Canada is now also committed to this goal. In 2021, the federal government passed legislation mandating that the country will achieve “net-zero” emissions—that is, will either emit no greenhouse gas emissions or offset its emissions through other activities (e.g. tree planting)—by 2050.

Yet, despite international agreements and significant spending and regulations by governments worldwide, global dependence on fossil fuels has steadily increased over the past three decades. By 2023, global fossil fuel consumption was 55 per cent higher than in 1997 (when the Kyoto Protocol was adopted). And the share of fossil fuels in global energy consumption has only slightly decreased, dropping from 86 per cent in 1997 to 82 per cent in 2022 (the latest year of complete production data).

Widespread adoption of electric vehicles—also a key component of Ottawa’s net-zero plan—by 2040 will require more than 40 times more lithium and up to 25 times more cobalt, nickel and graphite worldwide (compared to 2020 levels). There are serious questions about the ability to achieve such increases in mineral and metal production.
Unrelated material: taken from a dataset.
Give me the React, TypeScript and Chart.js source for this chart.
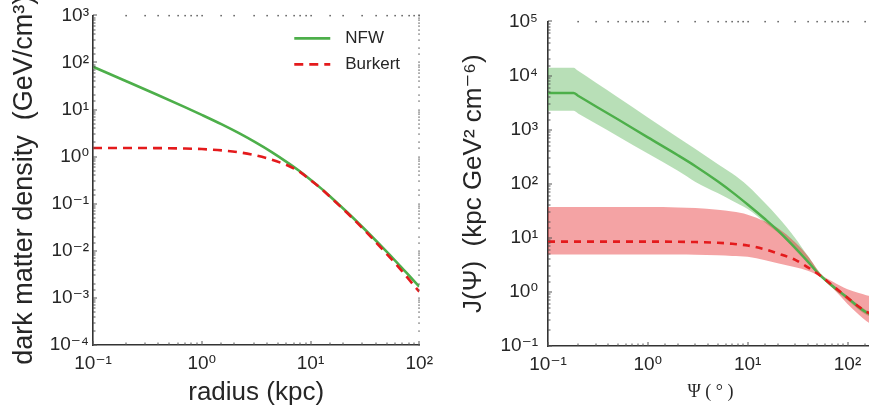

Although the eventual cost of global decarbonization cannot be reliably quantified, achieving zero carbon by 2050 would require spending substantially higher than for any previous long-term peacetime commitments. Moreover, high-income countries (including Canada) are also expected to finance new energy infrastructure in low-income economies, further raising their decarbonization burdens.

Finally, achieving net-zero requires extensive and sustained global cooperation among countries—including China and India—that have varied levels of commitment to decarbonization.

“Policymakers must face reality—while ending our reliance on fossil fuels may be a desirable long-term goal, it cannot be accomplished quickly or inexpensively,” said Elmira Aliakbari, director of natural resource studies at the Fraser Institute.

Summary

  • This essay evaluates past carbon emission reduction and the feasibility of eliminating fossil fuels to achieve net-zero carbon by 2050.
  • Despite international agreements, government spending and regulations, and technological advancements, global fossil fuel consumption surged by 55 percent between 1997 and 2023. And the share of fossil fuels in global energy consumption has only decreased from nearly 86 percent in 1997 to approximately 82 percent in 2022.
  • The first global energy transition, from traditional biomass fuels such as wood and charcoal to fossil fuels, started more than two centuries ago and unfolded gradually. That transition remains incomplete, as billions of people still rely on traditional biomass energies for cooking and heating.
  • The scale of today’s energy transition requires approximately 700 exajoules of new non-carbon energies by 2050, which needs about 38,000 projects the size of BC’s Site C or 39,000 equivalents of Muskrat Falls.
  • Converting energy-intensive processes (e.g., iron smelting, cement, and plastics) to non-fossil alternatives requires solutions not yet available for largescale use.
  • The energy transition imposes unprecedented demands for minerals including copper and lithium, which require substantial time to locate and develop mines.
  • To achieve net-zero carbon, affluent countries will incur costs of at least 20 percent of their annual GDP.
  • While global cooperation is essential to achieve decarbonization by 2050, major emitters such as the United States, China, and Russia have conflicting interests.
  • To eliminate carbon emissions by 2050, governments face unprecedented technical, economic and political challenges, making rapid and inexpensive transition impossible.